En 2025, 7 % des 65-74 ans et 5 % des 75 ans et plus ont déclaré avoir « tout à fait » réduit leur consommation de produits d’hygiène pour des raisons budgétaires. Ces chiffres, inférieurs à la moyenne nationale (20 %), n’en restent pas moins significatifs, surtout lorsqu’on considère le poids croissant de certaines dépenses médicales ou liées à la dépendance dans cette tranche d’âge.
Par ailleurs, entre 8 et 9 % des personnes âgées ont dû choisir entre acheter de la nourriture ou des produits d’hygiène, un arbitrage douloureux qui touche 17 % de la population générale.
Précarité hygiénique : Une atteinte à l’estime de soi et un risque d’isolement social
Les impacts de la précarité hygiénique ne se limitent pas à l’hygiène corporelle. Ils affectent profondément l’estime de soi et la vie sociale. Chez les seniors, ce lien est plus discret mais réel. Le baromètre relève par exemple que 31 % de la population générale évite de sortir de chez eux en raison d’un manque de produits d”hygiène. Si ce chiffre est légèrement moindre chez les personnes âgées, l’impact est démultiplié du fait d’une plus grande vulnérabilité à l’isolement social.

À cela s’ajoute la honte ou le malaise lié à une mauvaise présentation de soi : 8 % des plus de 75 ans et 11% des 65-74 ans disent s’être déjà sentis mal à l’aise à cause de leur apparence, une proportion plus faible que les plus jeunes, mais révélatrice d’un poids psychologique non négligeable.

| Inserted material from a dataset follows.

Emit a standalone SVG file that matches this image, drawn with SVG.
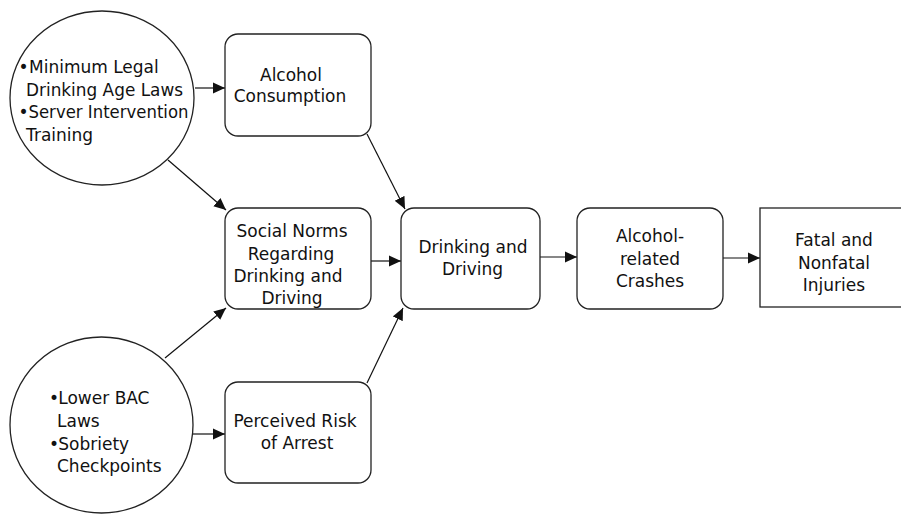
<svg xmlns="http://www.w3.org/2000/svg" width="901" height="516" viewBox="0 0 901 516">
<style>
  .node { fill: #ffffff; stroke: #222222; stroke-width: 1.3; }
  .lbl { font-family: "DejaVu Sans", Verdana, sans-serif; font-size: 17px; fill: #111111; }
  .c { text-anchor: middle; }
  .edge { stroke: #111111; stroke-width: 1.2; fill: none; marker-end: url(#arr); }
</style>
<defs>
  <marker id="arr" markerUnits="userSpaceOnUse" markerWidth="12" markerHeight="12" refX="11" refY="5" orient="auto" viewBox="0 0 11 10">
    <path d="M0,0 L11,5 L0,10 z" fill="#111111"/>
  </marker>
</defs>
<rect x="0" y="0" width="901" height="516" fill="#ffffff"/>

<g id="connectors">
  <line class="edge" x1="195" y1="88" x2="225" y2="88"/>
  <line class="edge" x1="168" y1="160" x2="226" y2="210"/>
  <line class="edge" x1="367" y1="134" x2="405" y2="209"/>
  <line class="edge" x1="371" y1="261" x2="401" y2="261"/>
  <line class="edge" x1="165" y1="358" x2="226" y2="308"/>
  <line class="edge" x1="193" y1="434" x2="225" y2="434"/>
  <line class="edge" x1="367" y1="383" x2="403" y2="308"/>
  <line class="edge" x1="540" y1="257" x2="577" y2="257"/>
  <line class="edge" x1="723" y1="258" x2="760" y2="258"/>
</g>

<g id="policies-top">
  <ellipse class="node" cx="102" cy="98" rx="92" ry="87"/>
  <text class="lbl"><tspan x="18.5" y="73">•</tspan><tspan x="29" y="73">Minimum Legal</tspan></text>
  <text class="lbl" x="26" y="95.5" textLength="157" lengthAdjust="spacingAndGlyphs">Drinking Age Laws</text>
  <text class="lbl"><tspan x="18.5" y="118">•</tspan><tspan x="28.5" y="118" textLength="160" lengthAdjust="spacingAndGlyphs">Server Intervention</tspan></text>
  <text class="lbl" x="26" y="140.5">Training</text>
</g>

<g id="policies-bottom">
  <ellipse class="node" cx="101.5" cy="425" rx="91.5" ry="88"/>
  <text class="lbl"><tspan x="49" y="404">•</tspan><tspan x="58.3" y="404">Lower BAC</tspan></text>
  <text class="lbl" x="57" y="427">Laws</text>
  <text class="lbl"><tspan x="49" y="450">•</tspan><tspan x="58.3" y="450">Sobriety</tspan></text>
  <text class="lbl" x="57" y="472">Checkpoints</text>
</g>

<g id="alcohol-consumption">
  <rect class="node" x="225" y="34" width="146" height="102" rx="13" ry="13"/>
  <text class="lbl c" x="291" y="80.5">Alcohol</text>
  <text class="lbl c" x="290" y="102">Consumption</text>
</g>

<g id="social-norms">
  <rect class="node" x="225" y="208" width="146" height="101" rx="13" ry="13"/>
  <text class="lbl c" x="292" y="237">Social Norms</text>
  <text class="lbl c" x="291" y="259.5">Regarding</text>
  <text class="lbl c" x="288" y="282">Drinking and</text>
  <text class="lbl c" x="292" y="304">Driving</text>
</g>

<g id="perceived-risk">
  <rect class="node" x="225" y="382" width="146" height="101" rx="13" ry="13"/>
  <text class="lbl c" x="295" y="427">Perceived Risk</text>
  <text class="lbl c" x="297" y="449">of Arrest</text>
</g>

<g id="drinking-driving">
  <rect class="node" x="401" y="208" width="139" height="101" rx="13" ry="13"/>
  <text class="lbl c" x="473" y="252.5">Drinking and</text>
  <text class="lbl c" x="472.5" y="275">Driving</text>
</g>

<g id="crashes">
  <rect class="node" x="577" y="208" width="146" height="101" rx="13" ry="13"/>
  <text class="lbl c" x="650" y="242">Alcohol-</text>
  <text class="lbl c" x="650" y="264.5">related</text>
  <text class="lbl c" x="650" y="287">Crashes</text>
</g>

<g id="injuries">
  <rect class="node" x="760" y="208" width="150" height="99"/>
  <text class="lbl c" x="834" y="246">Fatal and</text>
  <text class="lbl c" x="834" y="268.5">Nonfatal</text>
  <text class="lbl c" x="834" y="291">Injuries</text>
</g>
</svg>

Le rôle crucial des aides sociales… encore sous-utilisées
Le recours aux structures d’aide pour obtenir des produits d’hygiène reste marginal chez les seniors : 1 % des plus de 75 ans y ont eu recours récemment, contre 22 % des personnes en grande précarité. Ce faible taux peut refléter une meilleure stabilité financière, mais aussi un frein culturel à demander de l’aide ou à se tourner vers des associations, une forme d’autocensure qu’il ne faut pas sous-estimer.
La majorité des personnes âgées rencontrent des difficultés pour accéder aux aides disponibles. Selon l’association Les Petits Frères des Pauvres, ces obstacles sont en grande partie liés à la complexité des démarches administratives, notamment lorsqu’elles sont numériques. En effet, 73 % des sondés ont déclaré rencontrer des difficultés avec les procédures en ligne.
Conséquence directe : une personne âgée sur deux ne perçoit aucune aide et estime manquer d’informations. Plus préoccupant encore, seules 31 % des personnes interrogées souhaitent bénéficier d’un accompagnement. La peur d’être stigmatisé ou le refus d’admettre une situation de précarité poussent de nombreux seniors à ne pas faire de demande.

Précarité hygiénique : Une attention à renforcer
En conclusion, si les seniors apparaissent moins exposés aux formes les plus extrêmes de précarité hygiénique, il serait erroné de considérer qu’ils en sont protégés. La précarité chez les plus âgés revêt des formes plus invisibles, marquées par la discrétion, la honte et une tendance à l’auto-limitation silencieuse.
Dans un contexte de vieillissement de la population, ces signaux faibles doivent alerter les décideurs publics comme les acteurs associatifs pour développer des dispositifs spécifiques : information, distribution ciblée, et surtout, lutte contre l’isolement et le renoncement.